PROBLEM TO WORK ON –
Return each line of the listing that contains the string "code".

DATA EXTRACT –
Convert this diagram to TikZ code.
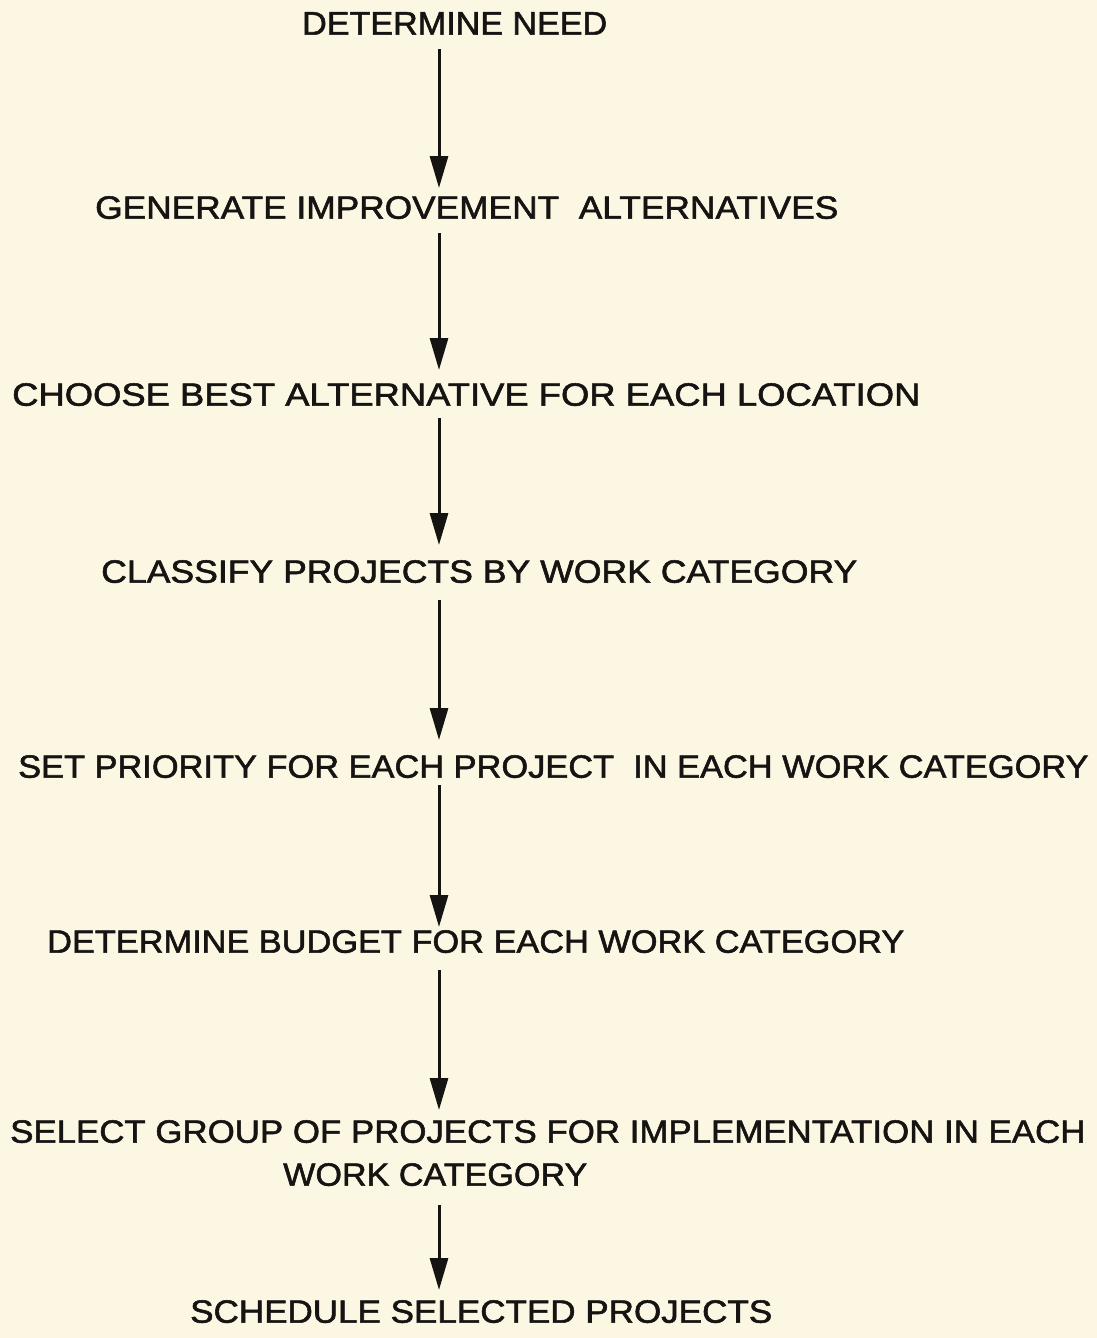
\documentclass[tikz,border=0pt]{standalone}
\usepackage{fontspec}
\setmainfont{Liberation Sans}[RawFeature={embolden=1.6}]
\usetikzlibrary{arrows.meta}
\definecolor{paper}{RGB}{251,247,227}
\definecolor{ink}{RGB}{22,20,18}
% lettering: text fitted to a given width and cap height
\newcommand{\lettering}[2]{\resizebox{#1pt}{22.5pt}{#2}}
\tikzset{
  stepnode/.style={anchor=north west, inner sep=0pt, text=ink},
  flow/.style={draw=ink, line width=3pt,
    -{Triangle[width=18pt,length=32pt]}}
}
\begin{document}
\begin{tikzpicture}[x=1pt,y=-1pt]
  \fill[paper] (0,0) rectangle (1097,1338);
  \useasboundingbox (0,0) rectangle (1097,1338);
  \coordinate (ax) at (439,0);

  \node[stepnode] (need)   at (302,12)   {\lettering{305}{DETERMINE NEED}};
  \node[stepnode] (gen)    at (95,196)   {\lettering{743}{GENERATE IMPROVEMENT\ \ ALTERNATIVES}};
  \node[stepnode] (choose) at (12,383)   {\lettering{908}{CHOOSE BEST ALTERNATIVE FOR EACH LOCATION}};
  \node[stepnode] (class)  at (101,560)  {\lettering{756}{CLASSIFY PROJECTS BY WORK CATEGORY}};
  \node[stepnode] (prio)   at (18,755)   {\lettering{1070}{SET PRIORITY FOR EACH PROJECT\ \ IN EACH WORK CATEGORY}};
  \node[stepnode] (budget) at (47,930)   {\lettering{857}{DETERMINE BUDGET FOR EACH WORK CATEGORY}};
  \node[stepnode] (select) at (10,1120)  {\lettering{1075}{SELECT GROUP OF PROJECTS FOR IMPLEMENTATION IN EACH}};
  \node[stepnode] (selectb) at (283,1163) {\lettering{304}{WORK CATEGORY}};
  \node[stepnode] (sched)  at (190,1300) {\lettering{582}{SCHEDULE SELECTED PROJECTS}};

  \draw[flow, shorten <=14pt, shorten >=8pt]  (need.south -| ax)    -- (gen.north -| ax);
  \draw[flow, shorten <=14pt, shorten >=13pt] (gen.south -| ax)     -- (choose.north -| ax);
  \draw[flow, shorten <=12pt, shorten >=15pt] (choose.south -| ax)  -- (class.north -| ax);
  \draw[flow, shorten <=17pt, shorten >=15pt] (class.south -| ax)   -- (prio.north -| ax);
  \draw[flow, shorten <=7pt,  shorten >=3pt]  (prio.south -| ax)    -- (budget.north -| ax);
  \draw[flow, shorten <=17pt, shorten >=10pt] (budget.south -| ax)  -- (select.north -| ax);
  \draw[flow, shorten <=19pt, shorten >=10pt] (selectb.south -| ax) -- (sched.north -| ax);
\end{tikzpicture}
\end{document}
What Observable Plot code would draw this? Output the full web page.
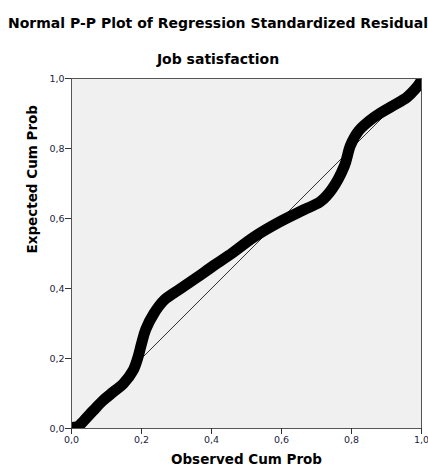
<!DOCTYPE html>
<html>
<head>
<meta charset="utf-8">
<script src="https://cdn.jsdelivr.net/npm/d3@7"></script>
<script src="https://cdn.jsdelivr.net/npm/@observablehq/plot@0.6"></script>
<style>
  html, body { margin: 0; padding: 0; background: #ffffff; }
  #wrap { position: relative; width: 428px; height: 471px; overflow: hidden; font-family: "DejaVu Sans", sans-serif; }
  #title { position: absolute; left: 4px; width: 428px; top: 15px; text-align: center; font-weight: bold; font-size: 14px; color: #000; white-space: nowrap; }
  #subtitle { position: absolute; left: 4px; width: 428px; top: 51px; text-align: center; font-weight: bold; font-size: 14px; color: #000; white-space: nowrap; }
  #chart { position: absolute; left: 0; top: 70px; }
</style>
</head>
<body>
<div id="wrap">
  <div id="title">Normal P-P Plot of Regression Standardized Residual</div>
  <div id="subtitle">Job satisfaction</div>
  <div id="chart"></div>
</div>
<script>
// Observed cumulative probability (x) and expected cumulative probability (y)
const observedCumProb = [0.000, 0.018, 0.035, 0.062, 0.090, 0.119, 0.148, 0.176, 0.190, 0.200, 0.212, 0.235, 0.264, 0.311, 0.359, 0.407, 0.449, 0.521, 0.592, 0.664, 0.711, 0.745, 0.780, 0.797, 0.821, 0.864, 0.911, 0.959, 0.983, 0.997, 1.000];
const expectedCumProb = [0.003, 0.006, 0.022, 0.051, 0.080, 0.104, 0.128, 0.166, 0.204, 0.242, 0.283, 0.328, 0.366, 0.399, 0.432, 0.466, 0.494, 0.547, 0.589, 0.625, 0.648, 0.685, 0.751, 0.809, 0.851, 0.889, 0.918, 0.947, 0.971, 0.990, 1.000];
// Reference diagonal
const diagX = [0, 1];
const diagY = [0, 1];
// Tick values
const xTicks = [0, 0.2, 0.4, 0.6, 0.8, 1.0];
const yTicks = [0, 0.2, 0.4, 0.6, 0.8, 1.0];
const xTitle = "Observed Cum Prob";
const yTitle = "Expected Cum Prob";

const pts = observedCumProb.map((x, i) => ({x, y: expectedCumProb[i]}));
const diag = diagX.map((x, i) => ({x, y: diagY[i]}));
const fmt = d => d.toFixed(1).replace(".", ",");

const chart = Plot.plot({
  width: 428,
  height: 401,
  marginLeft: 71,
  marginRight: 7,
  marginTop: 8,
  marginBottom: 43,
  style: { fontFamily: "DejaVu Sans, sans-serif", background: "transparent" },
  x: { domain: [0, 1] },
  y: { domain: [0, 1] },
  marks: [
    Plot.frame({ fill: "#f0f0f0", stroke: null }),
    Plot.line(diag, { x: "x", y: "y", stroke: "#333", strokeWidth: 1 }),
    Plot.line(pts, { x: "x", y: "y", stroke: "#000", strokeWidth: 11, strokeLinecap: "round", strokeLinejoin: "round", curve: "catmull-rom", clip: true }),
    Plot.frame({ stroke: "#555", strokeWidth: 1 }),
    Plot.axisX(xTicks, { tickFormat: fmt, tickSize: 6, tickPadding: 2, fontSize: 9.5, stroke: "#333", fill: "#1c2340", label: null }),
    Plot.axisY(yTicks, { tickFormat: fmt, tickSize: 6, tickPadding: 1, fontSize: 9.5, stroke: "#333", fill: "#1c2340", label: null }),
    Plot.text([xTitle], { frameAnchor: "bottom", dy: 35, text: d => d, fontWeight: "bold", fontSize: 13.5, fill: "#000" }),
    Plot.text([yTitle], { frameAnchor: "left", dx: -39, rotate: -90, text: d => d, fontWeight: "bold", fontSize: 13.5, fill: "#000" })
  ]
});
document.getElementById("chart").appendChild(chart);
</script>
</body>
</html>
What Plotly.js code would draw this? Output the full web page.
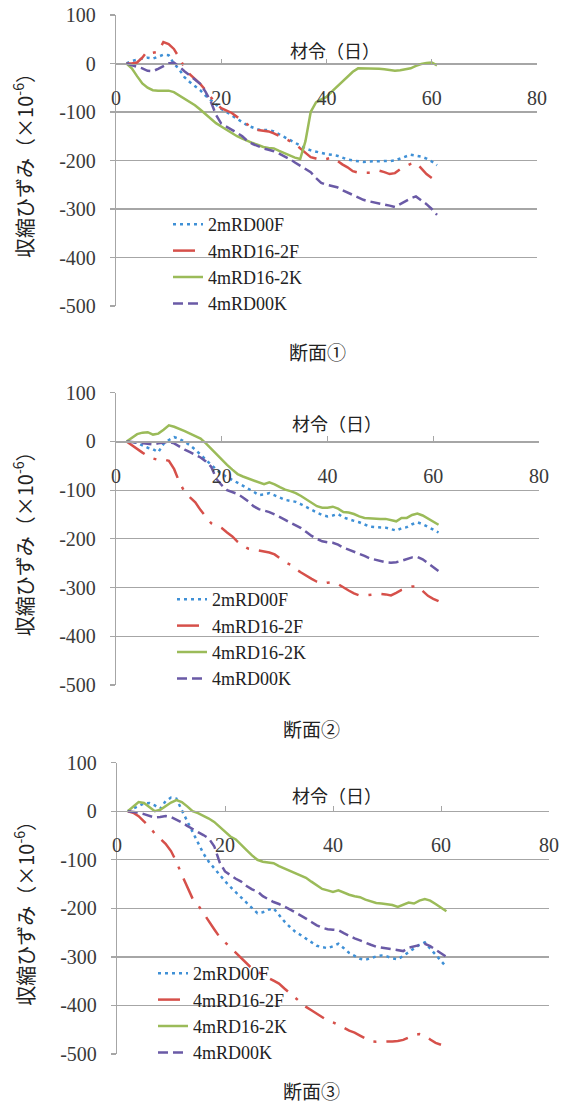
<!DOCTYPE html>
<html>
<head>
<meta charset="utf-8">
<script src="https://cdn.plot.ly/plotly-3.0.1.min.js"></script>
<style>html,body{margin:0;padding:0;background:#fff;}</style>
</head>
<body>
<div id="chart" style="width:566px;height:1104px;"></div>
<script>
// ---- data ----
const days = [2,3,4,5,6,7,8,9,10,11,12,13,14,15,16,17,18,19,20,21,22,23,24,25,26,27,28,29,30,31,32,33,34,35,36,37,38,39,40,41,42,43,44,45,46,47,48,49,50,51,52,53,54,55,56,57,58,59,60,61];
const seriesNames = ['2mRD00F', '4mRD16-2F', '4mRD16-2K', '4mRD00K'];
const panelNames = ['断面①', '断面②', '断面③'];
const xTickVals = [0, 20, 40, 60, 80];
const xTickText = ['0', '20', '40', '60', '80'];
const yTickVals = [100, 0, -100, -200, -300, -400, -500];
const yTickText = ['100', '0', '-100', '-200', '-300', '-400', '-500'];

// 断面①
const s1_2mRD00F = [0,5,8,10,12,10,14,18,17,0,
  -12,-28,-38,-46,-55,-66,-75,-85,-94,-100,
  -107,-113,-121,-128,-132,-136,-137,-137,-140,-146,
  -152,-158,-164,-170,-175,-179,-182,-184,-187,-188,
  -190,-194,-198,-200,-202,-203,-202,-202,-202,-202,
  -201,-200,-196,-191,-188,-190,-192,-196,-202,-210];
const s1_4mRD16_2F = [0,0,2,12,26,22,24,44,40,30,
  12,-8,-22,-31,-42,-55,-70,-83,-92,-97,
  -102,-110,-117,-126,-133,-137,-139,-140,-144,-149,
  -155,-160,-165,-175,-185,-193,-196,-199,-197,-194,
  -200,-208,-214,-222,-225,-225,-225,-223,-221,-224,
  -228,-226,-218,-212,-207,-204,-216,-228,-236];
const s1_4mRD16_2K = [0,-10,-26,-41,-50,-55,-56,-56,-56,-59,
  -66,-72,-79,-86,-95,-104,-113,-123,-130,-137,
  -144,-150,-155,-160,-164,-168,-172,-174,-175,-180,
  -185,-190,-194,-197,-160,-100,-80,-74,-69,-58,
  -48,-38,-27,-17,-10,-10,-10,-10,-11,-12,
  -14,-15,-14,-12,-10,-5,-1,1,2,-4];
const s1_4mRD00K = [0,-3,-6,-10,-15,-16,-11,-5,0,2,
  -6,-16,-24,-33,-42,-58,-78,-106,-124,-130,
  -136,-143,-150,-160,-166,-171,-175,-178,-181,-186,
  -191,-197,-204,-211,-217,-224,-236,-246,-250,-252,
  -255,-261,-266,-270,-276,-281,-284,-286,-288,-290,
  -293,-296,-290,-284,-278,-274,-282,-290,-300,-312];

// 断面②
const s2_2mRD00F = [0,-1,-3,-8,-13,-16,-22,-5,3,9,
  5,-1,-8,-17,-28,-38,-48,-58,-67,-73,
  -79,-84,-90,-97,-103,-110,-109,-106,-111,-116,
  -120,-122,-124,-129,-135,-140,-146,-151,-154,-152,
  -149,-156,-160,-163,-166,-170,-175,-176,-176,-177,
  -180,-183,-178,-176,-170,-166,-170,-175,-181,-187];
const s2_4mRD16_2F = [0,-8,-15,-23,-30,-35,-38,-37,-40,-57,
  -84,-104,-115,-125,-141,-155,-168,-172,-178,-187,
  -195,-206,-214,-220,-222,-224,-226,-228,-232,-240,
  -248,-253,-262,-269,-276,-282,-288,-292,-290,-289,
  -293,-300,-306,-312,-316,-316,-315,-314,-313,-314,
  -316,-311,-305,-302,-298,-297,-308,-317,-323,-328];
const s2_4mRD16_2K = [0,7,15,18,19,14,16,24,33,30,
  26,21,16,11,6,-4,-15,-27,-39,-48,
  -58,-67,-72,-76,-80,-84,-88,-84,-88,-94,
  -99,-102,-106,-112,-119,-126,-133,-136,-136,-134,
  -138,-145,-146,-149,-154,-157,-158,-158,-159,-159,
  -162,-164,-157,-157,-151,-148,-152,-158,-164,-171];
const s2_4mRD00K = [0,-1,-2,-3,-4,-6,-4,-2,-1,-4,
  -11,-17,-22,-28,-33,-41,-52,-77,-90,-100,
  -104,-108,-115,-123,-133,-139,-142,-145,-150,-155,
  -161,-167,-172,-178,-186,-194,-200,-205,-207,-208,
  -212,-218,-222,-226,-231,-235,-240,-243,-246,-248,
  -249,-248,-245,-241,-238,-237,-242,-250,-258,-266];

// 断面③
const s3_2mRD00F = [0,5,10,16,17,12,5,21,28,26,
  2,-20,-43,-64,-87,-104,-118,-132,-144,-156,
  -167,-179,-190,-200,-210,-208,-203,-200,-214,-227,
  -238,-248,-255,-262,-270,-277,-280,-282,-278,-273,
  -282,-292,-298,-304,-306,-302,-299,-297,-299,-303,
  -305,-298,-290,-282,-275,-270,-282,-296,-308,-321];
const s3_4mRD16_2F = [0,-3,-10,-20,-32,-46,-56,-67,-82,-104,
  -131,-157,-180,-193,-210,-228,-243,-259,-270,-280,
  -290,-302,-314,-324,-330,-337,-343,-349,-355,-365,
  -375,-385,-395,-403,-410,-417,-425,-431,-435,-440,
  -446,-452,-456,-462,-468,-474,-475,-475,-474,-474,
  -473,-471,-466,-461,-459,-462,-470,-477,-481];
const s3_4mRD16_2K = [0,9,19,17,8,0,3,10,18,23,
  19,10,0,-4,-9,-15,-22,-32,-43,-52,
  -58,-68,-80,-91,-100,-104,-105,-107,-113,-118,
  -122,-127,-132,-137,-145,-153,-160,-163,-166,-163,
  -168,-172,-175,-177,-182,-186,-189,-190,-191,-193,
  -197,-193,-188,-190,-184,-181,-184,-191,-198,-206];
const s3_4mRD00K = [0,-1,-3,-6,-9,-13,-12,-10,-12,-17,
  -23,-30,-37,-43,-49,-56,-72,-105,-124,-132,
  -139,-145,-154,-161,-165,-175,-181,-187,-191,-196,
  -202,-208,-214,-221,-228,-235,-240,-243,-244,-245,
  -251,-257,-262,-266,-271,-275,-279,-281,-283,-285,
  -287,-288,-281,-278,-275,-273,-278,-285,-293,-300];

const panels = [
  [s1_2mRD00F, s1_4mRD16_2F, s1_4mRD16_2K, s1_4mRD00K],
  [s2_2mRD00F, s2_4mRD16_2F, s2_4mRD16_2K, s2_4mRD00K],
  [s3_2mRD00F, s3_4mRD16_2F, s3_4mRD16_2K, s3_4mRD00K]
];

// ---- styles ----
const lineStyles = [
  {color: '#3f90d6', width: 2.5, dash: '3px,4px'},
  {color: '#d6504a', width: 2.5, dash: '22px,10px,3px,10px'},
  {color: '#9bbb59', width: 2.5},
  {color: '#6a5aa6', width: 2.5, dash: '10px,5px'}
];

const W = 566, H = 1104;
// pixel geometry of each panel: [x of 0, x of 80, y px of 100, y px of -500]
const geom = [
  [116, 537, 15, 306],
  [116, 539, 392.7, 685],
  [117, 549, 762.7, 1054]
];
const legendPos = [[168, 206], [172, 581], [153, 955]];
const xTitlePos = [[335, 50], [337, 423], [337, 795]];
const captionPos = [[317, 352], [311, 728], [311, 1090]];

const gridColor = '#a6a6a6';
const tickFont = {family: 'Liberation Serif', size: 20, color: '#3a3a3a'};
const cjk = 'Noto Sans CJK JP';

const traces = [];
const layout = {
  width: W, height: H,
  margin: {l: 0, r: 0, t: 0, b: 0},
  paper_bgcolor: '#ffffff',
  plot_bgcolor: 'rgba(0,0,0,0)',
  showlegend: true,
  annotations: [],
  font: {family: 'Liberation Serif', color: '#222'}
};

panels.forEach((series, p) => {
  const sfx = p === 0 ? '' : String(p + 1);
  const g = geom[p];
  const yDom = [1 - g[3] / H, 1 - g[2] / H];
  const zeroPos = yDom[0] + (yDom[1] - yDom[0]) * 5 / 6;
  const legendKey = 'legend' + sfx;

  series.forEach((vals, i) => {
    traces.push({
      type: 'scatter', mode: 'lines',
      x: days.slice(0, vals.length), y: vals,
      name: seriesNames[i],
      xaxis: 'x' + sfx, yaxis: 'y' + sfx,
      legend: legendKey,
      line: lineStyles[i],
      hoverinfo: 'skip'
    });
  });

  layout['xaxis' + sfx] = {
    domain: [g[0] / W, g[1] / W],
    anchor: 'free', position: zeroPos,
    range: [0, 80],
    tickmode: 'array', tickvals: xTickVals, ticktext: xTickText,
    ticks: 'inside', ticklen: 5, tickwidth: 1, tickcolor: gridColor,
    showline: true, linecolor: gridColor, linewidth: 1.2,
    showgrid: false, zeroline: false,
    tickfont: tickFont, ticklabelstandoff: 16,
    fixedrange: true
  };
  layout['yaxis' + sfx] = {
    domain: yDom,
    anchor: 'x' + sfx,
    range: [-500, 100],
    tickmode: 'array', tickvals: yTickVals, ticktext: yTickText,
    ticks: 'outside', ticklen: 5, tickwidth: 1.2, tickcolor: gridColor,
    showline: true, linecolor: gridColor, linewidth: 1.2,
    showgrid: true, gridcolor: gridColor, gridwidth: 1.2,
    zeroline: false,
    tickfont: tickFont, ticklabelstandoff: 10,
    title: {text: '収縮ひずみ（×10<sup>-6</sup>）', font: {family: cjk, size: 20, color: '#222'}, standoff: 20},
    fixedrange: true
  };
  layout[legendKey] = {
    x: legendPos[p][0] / W, y: 1 - legendPos[p][1] / H,
    xanchor: 'left', yanchor: 'top',
    bgcolor: 'rgba(0,0,0,0)', borderwidth: 0,
    font: {family: 'Liberation Serif', size: 18, color: '#222'},
    tracegroupgap: 0, itemwidth: 30
  };
  layout.annotations.push({
    text: '材令（日）', xref: 'paper', yref: 'paper',
    x: xTitlePos[p][0] / W, y: 1 - xTitlePos[p][1] / H,
    xanchor: 'center', yanchor: 'middle', showarrow: false,
    font: {family: cjk, size: 18, color: '#222'}
  });
  layout.annotations.push({
    text: panelNames[p], xref: 'paper', yref: 'paper',
    x: captionPos[p][0] / W, y: 1 - captionPos[p][1] / H,
    xanchor: 'center', yanchor: 'middle', showarrow: false,
    font: {family: cjk, size: 19, color: '#222'}
  });
});

Plotly.newPlot('chart', traces, layout, {displayModeBar: false, staticPlot: true});
</script>
</body>
</html>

SOLUTION –
Convert this diagram to TikZ code.
What Observable Plot code would draw this? Output the full web page.
What Plotly.js code would draw this? Output the full web page.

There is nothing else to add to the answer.